Maar ook voor de oudere, algemene universiteiten met een bètafaculteit die 'slechts' anderhalve procent van zeventig miljoen euro moeten inleveren, is het effect volgens de KNAW “aanzienlijk groter” dan het op het eerste gezicht lijkt. Want de commissie-Van Rijn wil dat ook de opleidingscapaciteit van hun bètafaculteiten wordt versterkt, of in elk geval niet wordt verkleind. Met andere woorden: van de niet-bètafaculteiten van deze universiteiten wordt verwacht dat ze méér inleveren dan anderhalve procent.
Dit is niet goed voor de interne samenwerking, stelt KNAW-president Wim van Saarloos. Het brengt bèta‐decanen in een spagaat: blijven ze loyaal aan hun collega’s van andere faculteiten, of aan de doelstellingen die Van Rijn stelt voor de vergroting van de capaciteit van bèta‐techniek?
Zak geld
Toch is het de vraag of de universiteiten zullen meewerken aan zo’n herverdeling. Ze krijgen jaarlijks een zak met geld die ze binnen bepaalde grenzen naar eigen inzicht kunnen besteden. Als de ene faculteit te veel geld krijgt en de andere te weinig kunnen ze dit - als de medezeggenschap instemt - rechttrekken.

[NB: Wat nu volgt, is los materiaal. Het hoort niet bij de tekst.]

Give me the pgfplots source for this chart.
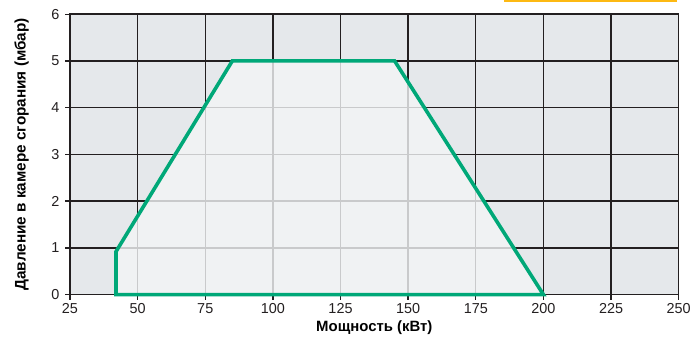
\documentclass[border={11bp 0bp 0bp 0bp}]{standalone}
\usepackage{pgfplots}
\pgfplotsset{compat=1.18}
\usepackage{fontspec}
\setmainfont{Liberation Sans}

\definecolor{bgfill}{HTML}{E5E8EB}
\definecolor{polyfill}{HTML}{F3F5F6}
\definecolor{linegreen}{HTML}{00A878}
\definecolor{axisblack}{HTML}{231F20}
\definecolor{barorange}{HTML}{FDB913}

\begin{document}
\begin{tikzpicture}
\begin{axis}[
  scale only axis,
  width=610bp, height=281bp,
  xmin=25, xmax=250, ymin=0, ymax=6,
  xtick={25,50,...,250}, ytick={0,1,...,6},
  grid=major,
  major grid style={axisblack, line width=1.3bp},
  axis background/.style={fill=bgfill},
  axis line style={axisblack, line width=1.6bp},
  tick style={axisblack, line width=1.3bp},
  tick align=outside, major tick length=5bp,
  xtick pos=bottom, ytick pos=left,
  ticklabel style={font=\fontsize{14.5}{15}\selectfont, text=axisblack},
  yticklabel style={xshift=-2bp},
  /pgf/number format/assume math mode=true,
  xlabel={\bfseries Мощность (кВт)},
  ylabel={\bfseries Давление в камере сгорания (мбар)},
  xlabel style={font=\fontsize{15}{16}\selectfont, yshift=-1bp},
  ylabel style={font=\fontsize{15.4}{16}\selectfont, yshift=16bp},
  clip=false,
]
% рабочее поле горелки
\addplot[fill=polyfill, fill opacity=0.8, draw=linegreen, line width=3.6bp,
  line join=miter] coordinates {
  (42,0) (42,0.92) (85,5) (145,5) (200,0)
} -- cycle;

\draw[barorange, line width=2.5bp]
  ([yshift=13bp]rel axis cs:0.713,1) -- ([yshift=13bp]rel axis cs:0.998,1);
\end{axis}
\end{tikzpicture}
\end{document}
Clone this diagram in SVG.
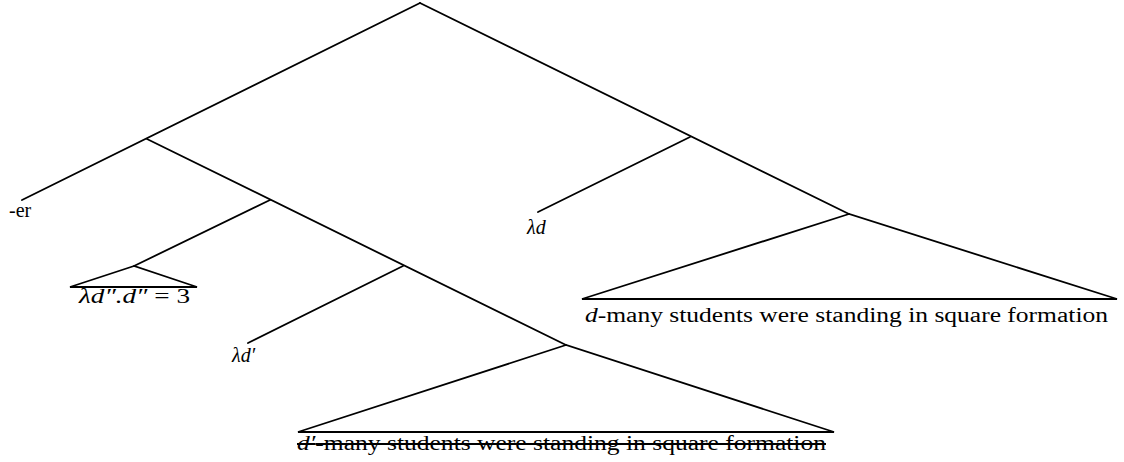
<svg xmlns="http://www.w3.org/2000/svg" width="1124" height="462" viewBox="0 0 1124 462">
<style>
.e{stroke:#000;stroke-width:1.8;fill:none;stroke-linecap:round}
.t{font-family:"Liberation Serif","DejaVu Serif",serif;font-size:20px;fill:#000}
.i{font-style:italic}
</style>
<rect width="1124" height="462" fill="#fff"/>
<g id="connectors">
<line class="e" x1="420" y1="3" x2="22" y2="200"/>
<line class="e" x1="420" y1="3" x2="849" y2="214"/>
<line class="e" x1="147" y1="139" x2="566" y2="345"/>
<line class="e" x1="270" y1="200" x2="134" y2="266"/>
<line class="e" x1="403" y1="266" x2="248" y2="343"/>
<line class="e" x1="690" y1="137" x2="538" y2="212"/>
</g>
<g id="node-er"><text class="t" x="9" y="217">-er</text></g>
<g id="node-ld2">
<polygon class="e" points="134,266 70,287 197,287"/>
<text class="t" x="79" y="303" textLength="111" lengthAdjust="spacingAndGlyphs"><tspan class="i">λd″.d″</tspan> = 3</text>
</g>
<g id="node-ld1"><text class="t i" x="232" y="362">λd′</text></g>
<g id="node-tri1">
<polygon class="e" points="566,345 298,432 834,432"/>
<text class="t" x="297" y="450" textLength="529" lengthAdjust="spacingAndGlyphs" text-decoration="line-through"><tspan class="i">d′</tspan>-many students were standing in square formation</text>
</g>
<g id="node-ld"><text class="t i" x="527" y="234">λd</text></g>
<g id="node-tri2">
<polygon class="e" points="849,214 582,299 1117,299"/>
<text class="t" x="585" y="322" textLength="523" lengthAdjust="spacingAndGlyphs"><tspan class="i">d</tspan>-many students were standing in square formation</text>
</g>
</svg>
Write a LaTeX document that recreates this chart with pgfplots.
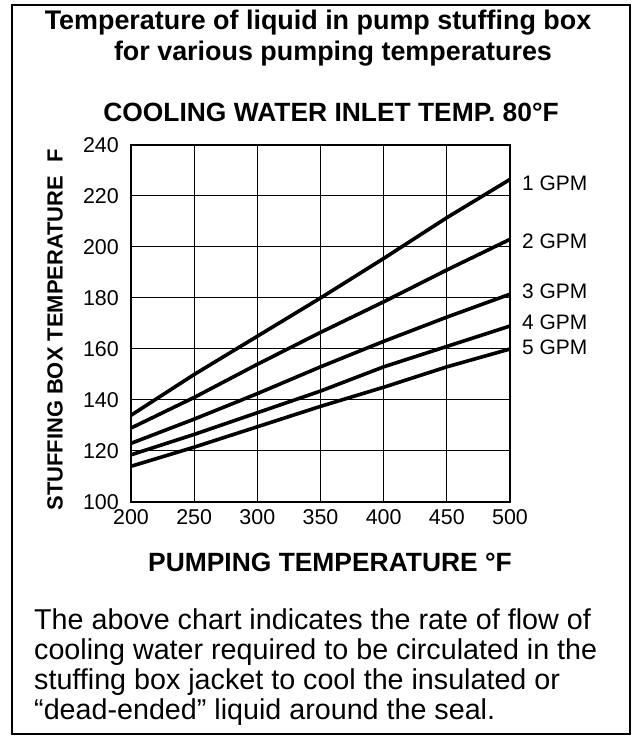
\documentclass[border=0pt]{standalone}
\usepackage{pgfplots}
\pgfplotsset{compat=1.18}
\usepackage{fontspec}
\setmainfont{Liberation Sans}
\newcommand{\fs}[1]{\fontsize{#1}{#1}\selectfont}
\begin{document}
\begin{tikzpicture}[x=1bp,y=1bp]
\useasboundingbox (0,0) rectangle (636,736);
\draw[line width=2bp] (12,2) rectangle (630,731);
\node[font=\bfseries\fs{27}] at (318,713) {Temperature of liquid in pump stuffing box};
\node[font=\bfseries\fs{27}] at (333,682) {for various pumping temperatures};
\node[font=\bfseries\fs{26.5}] at (331,624) {COOLING WATER INLET TEMP. 80°F};
\node[font=\bfseries\fs{26.5}] at (330,174) {PUMPING TEMPERATURE °F};
\node[font=\bfseries\fs{22},rotate=90] at (55,406) {STUFFING BOX TEMPERATURE\hspace{0.6em}F};
\node[font=\fs{28.8},anchor=base west,inner sep=0pt] at (34,106) {The above chart indicates the rate of flow of};
\node[font=\fs{28.8},anchor=base west,inner sep=0pt] at (34,76) {cooling water required to be circulated in the};
\node[font=\fs{28.8},anchor=base west,inner sep=0pt] at (34,46) {stuffing box jacket to cool the insulated or};
\node[font=\fs{28.8},anchor=base west,inner sep=0pt] at (34,16) {``dead-ended'' liquid around the seal.};
\begin{axis}[
  at={(131bp,234bp)}, anchor=south west,
  scale only axis, width=379bp, height=357bp,
  xmin=200, xmax=500, ymin=100, ymax=240,
  xtick={200,250,...,500}, ytick={100,120,...,240},
  grid=major,
  grid style={black, line width=1bp},
  axis line style={line width=2.6bp},
  major tick length=0pt,
  tick label style={font=\fs{21.5}, inner sep=0pt},
  /pgf/number format/assume math mode=true,
  yticklabel shift=12bp,
  xticklabel shift=7bp,
  clip=false,
]
\addplot[black, no markers, line width=3.6bp, line join=round] coordinates {(200,134) (250,150) (300,165) (350,180) (400,195.5) (450,211.5) (500,226.5)};
\addplot[black, no markers, line width=3.6bp, line join=round] coordinates {(200,129) (250,141) (300,154) (350,166.5) (400,178.5) (450,191) (500,203)};
\addplot[black, no markers, line width=3.6bp, line join=round] coordinates {(200,123) (250,132.5) (300,142.5) (350,153) (400,163) (450,172.5) (500,181.5)};
\addplot[black, no markers, line width=3.6bp, line join=round] coordinates {(200,118.5) (250,126.5) (300,135) (350,143.5) (400,153) (450,161) (500,169)};
\addplot[black, no markers, line width=3.6bp, line join=round] coordinates {(200,114) (250,121.5) (300,129.5) (350,137.5) (400,145) (450,153) (500,160)};
\node[anchor=west,font=\fs{21},inner sep=0pt] at (axis cs:500,225) {\hspace{12bp}1 GPM};
\node[anchor=west,font=\fs{21},inner sep=0pt] at (axis cs:500,202.4) {\hspace{12bp}2 GPM};
\node[anchor=west,font=\fs{21},inner sep=0pt] at (axis cs:500,182.7) {\hspace{12bp}3 GPM};
\node[anchor=west,font=\fs{21},inner sep=0pt] at (axis cs:500,170.6) {\hspace{12bp}4 GPM};
\node[anchor=west,font=\fs{21},inner sep=0pt] at (axis cs:500,160.8) {\hspace{12bp}5 GPM};
\end{axis}
\end{tikzpicture}
\end{document}
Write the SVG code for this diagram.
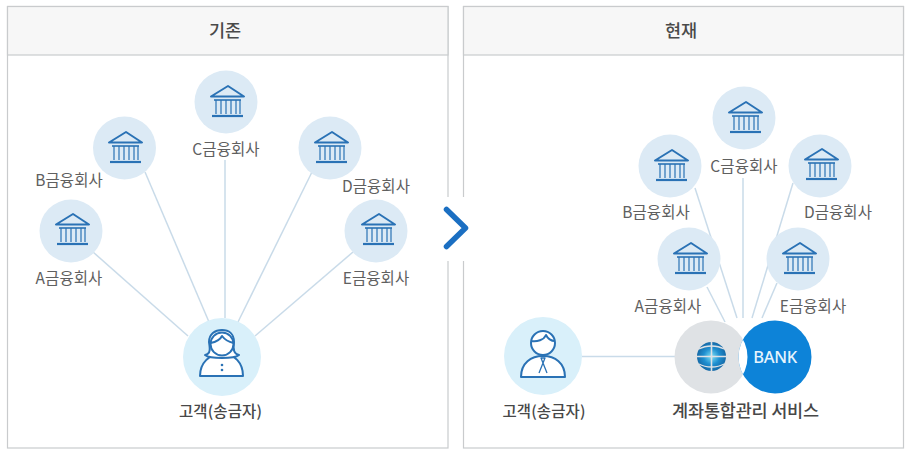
<svg xmlns="http://www.w3.org/2000/svg" width="910" height="455" viewBox="0 0 910 455">
<style>
.panel{fill:#fff;stroke:#c9cbcd;stroke-width:1.2}
.head{fill:#f7f7f7;stroke:#c9cbcd;stroke-width:1.2}
.title{font:500 17.5px "Noto Sans CJK KR","Noto Sans",sans-serif;fill:#4a4a4a;text-anchor:middle}
.lab{font:400 15.5px "Noto Sans CJK KR","Noto Sans",sans-serif;fill:#606060;text-anchor:middle;letter-spacing:.1px}
.labb{font:500 15.5px "Noto Sans CJK KR","Noto Sans",sans-serif;fill:#484848;text-anchor:middle;letter-spacing:.1px}
.bankc{fill:#dceaf5}
.custc{fill:#d9f0fa}
.ic{fill:none;stroke:#2a72b5;stroke-width:2;stroke-linejoin:round}
.icf{fill:#fff;stroke:#2a72b5;stroke-width:2;stroke-linejoin:round}
.conn line{stroke:#c9dbe9;stroke-width:1.5}
</style>
<defs>
<g id="bank">
<path class="ic" d="M-16 -5.500L1 -16L17 -5.500Z"/>
<path d="M-13 -2H14" fill="none" stroke="#2a72b5" stroke-width="1.600"/>
<path d="M-11 -2V12M-6 -2V12M-1 -2V12M4 -2V12M9 -2V12M13 -2V12" fill="none" stroke="#2a72b5" stroke-width="1.200"/>
<path d="M-15 14H16" fill="none" stroke="#2a72b5" stroke-width="2.200"/>
</g>
<radialGradient id="globe" cx=".5" cy=".5" r=".55">
<stop offset="0" stop-color="#7fe0f5"/><stop offset=".5" stop-color="#1f8fd0"/><stop offset="1" stop-color="#14629f"/>
</radialGradient>
<clipPath id="lens"><circle cx="711" cy="357" r="36.500"/></clipPath>
</defs>
<rect width="910" height="455" fill="#fff"/>
<g id="panel-left">
<rect class="panel" x="7.500" y="6.500" width="440.500" height="441.500"/>
<rect class="head" x="7.500" y="6.500" width="440.500" height="48.500"/>
<text class="title" x="225" y="36.500">기존</text>
</g>
<g id="panel-right">
<rect class="panel" x="463.500" y="6.500" width="440" height="441.500"/>
<rect class="head" x="463.500" y="6.500" width="440" height="48.500"/>
<text class="title" x="681" y="36.500">현재</text>
</g>
<g class="conn" id="connectors">
<line x1="93" y1="252" x2="188" y2="336"/>
<line x1="145" y1="172" x2="209" y2="322"/>
<line x1="225" y1="160" x2="225" y2="318"/>
<line x1="312" y1="172" x2="238" y2="322"/>
<line x1="353" y1="252" x2="255" y2="336"/>
<line x1="707" y1="287" x2="725" y2="322"/>
<line x1="695" y1="188" x2="737" y2="318"/>
<line x1="743" y1="178" x2="743" y2="318"/>
<line x1="793" y1="183" x2="752" y2="318"/>
<line x1="777" y1="283" x2="762" y2="318"/>
<line x1="582" y1="356.500" x2="676" y2="356.500"/>
</g>
<g id="arrow">
<rect x="440" y="197" width="32" height="64" fill="#fff"/>
<path d="M446.500 209.500L465.500 228L446.500 246.500" fill="none" stroke="#1b6fc2" stroke-width="5.500" stroke-linecap="round" stroke-linejoin="round"/>
</g>
<g id="a-left"><circle class="bankc" cx="71" cy="231" r="31.500"/><use href="#bank" x="72" y="230"/><text class="lab" x="69" y="284">A금융회사</text></g>
<g id="b-left"><circle class="bankc" cx="124.500" cy="148" r="31.500"/><use href="#bank" x="125" y="148"/><text class="lab" x="69" y="186">B금융회사</text></g>
<g id="c-left"><circle class="bankc" cx="226" cy="102" r="31.500"/><use href="#bank" x="227" y="102"/><text class="lab" x="226" y="155">C금융회사</text></g>
<g id="d-left"><circle class="bankc" cx="330" cy="148" r="31.500"/><use href="#bank" x="331" y="148"/><text class="lab" x="376" y="192">D금융회사</text></g>
<g id="e-left"><circle class="bankc" cx="376" cy="231" r="31.500"/><use href="#bank" x="378" y="230"/><text class="lab" x="376" y="284">E금융회사</text></g>
<g id="customer-left">
<circle class="custc" cx="222" cy="357" r="39"/>
<path class="icf" d="M200 376C200 363 209 354 222 354C235 354 243 363 243 376Z"/>
<path class="icf" d="M205 355C211 354 210 348 209 342C209 334 215 330 222 330C229 330 234 334 234 342C233 348 233 354 239 355C234 359 210 359 205 355Z"/>
<circle class="icf" cx="222" cy="344" r="11.500"/>
<path class="ic" d="M210.500 343C216 342 220 340 222 336C225 340 229 342 233.500 343"/>
<circle cx="222" cy="365" r="1.300" fill="#2a72b5"/><circle cx="222" cy="370" r="1.300" fill="#2a72b5"/>
<text class="labb" x="220.500" y="417">고객(송금자)</text>
</g>
<g id="a-right"><circle class="bankc" cx="689" cy="259" r="31.500"/><use href="#bank" x="690" y="259"/><text class="lab" x="668" y="312">A금융회사</text></g>
<g id="b-right"><circle class="bankc" cx="670" cy="166" r="31.500"/><use href="#bank" x="671" y="166"/><text class="lab" x="656" y="218">B금융회사</text></g>
<g id="c-right"><circle class="bankc" cx="744" cy="118" r="31.500"/><use href="#bank" x="745" y="118"/><text class="lab" x="744" y="172">C금융회사</text></g>
<g id="d-right"><circle class="bankc" cx="820" cy="166" r="31.500"/><use href="#bank" x="821" y="165"/><text class="lab" x="838" y="218">D금융회사</text></g>
<g id="e-right"><circle class="bankc" cx="798" cy="259" r="31.500"/><use href="#bank" x="799" y="259"/><text class="lab" x="813" y="312">E금융회사</text></g>
<g id="customer-right">
<circle class="custc" cx="543" cy="356" r="39"/>
<path class="icf" d="M521 377C521 363 531 356 543 356C555 356 565 363 565 377Z"/>
<circle class="icf" cx="543" cy="343" r="12"/>
<path class="ic" d="M531 341C537 342 544 340 546 335C548 339 552 341 555 341"/>
<path class="ic" style="stroke-width:1.300" d="M541 358H545L543 363ZM543 363L539 373M543 363L547 373"/>
<text class="labb" x="544" y="417">고객(송금자)</text>
</g>
<g id="service">
<circle cx="711" cy="357" r="36.500" fill="#dfe2e5"/>
<circle cx="775" cy="357" r="36.500" fill="#0d83d8"/>
<circle cx="775" cy="357" r="36.500" fill="#fff" clip-path="url(#lens)"/>
<circle cx="711.500" cy="356.500" r="14.500" fill="url(#globe)"/>
<path d="M711.500 342V371M697 356.500H726" stroke="#dfe2e5" stroke-width="1.600" fill="none"/>
<path d="M699 349C706 345 717 345 724 349M699 364C706 368 717 368 724 364" stroke="#dfe2e5" stroke-width="1.300" fill="none"/>
<text x="775" y="363" text-anchor="middle" font-family="'Noto Sans','Liberation Sans',sans-serif" font-size="16.500" font-weight="500" fill="#e6f4fd" letter-spacing="-.3">BANK</text>
<text class="labb" x="745.500" y="417" style="font-size:17.500px;letter-spacing:-.2px">계좌통합관리 서비스</text>
</g>
</svg>
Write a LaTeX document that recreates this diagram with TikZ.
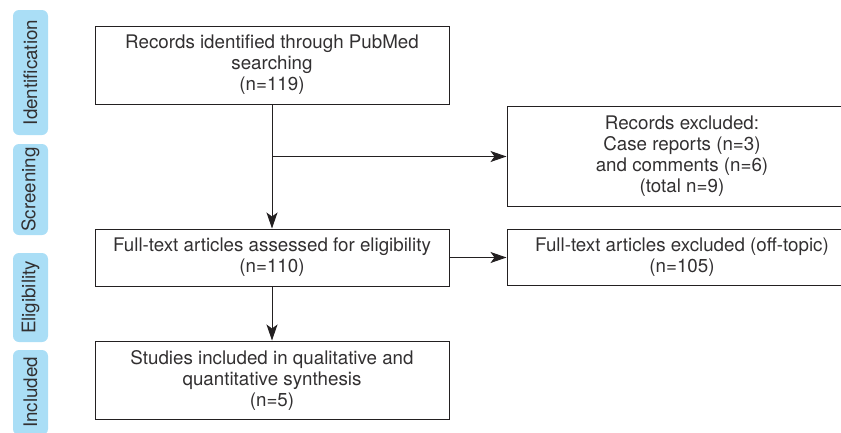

Bijvoorbeeld door geld van ‘goedkope’ opleidingen als rechten en bedrijfswetenschappen door te sluizen naar dure.
De vier technische universiteiten hebben op dit vlak minder speelruimte. Vandaar ook dat zij als eersten meer geld eisten van het kabinet en hun argumenten kracht bijzetten met het instellen van studentenstops.
Voormalig onderwijsminister Jet Bussemaker (PvdA) was minder gevoelig voor deze lobby dan huidig minister Van Engelshoven (D66). Al in het regeerakkoord stond te lezen dat Rutte III de bekostigingssystematiek voor het hoger onderwijs wilde herzien, “met daarbij specifieke aandacht voor technische opleidingen”.
Maar of dit bij algemene universiteiten kan worden gerealiseerd zonder het beginsel van lumpsum-financiering geweld aan te doen, is onwaarschijnlijk.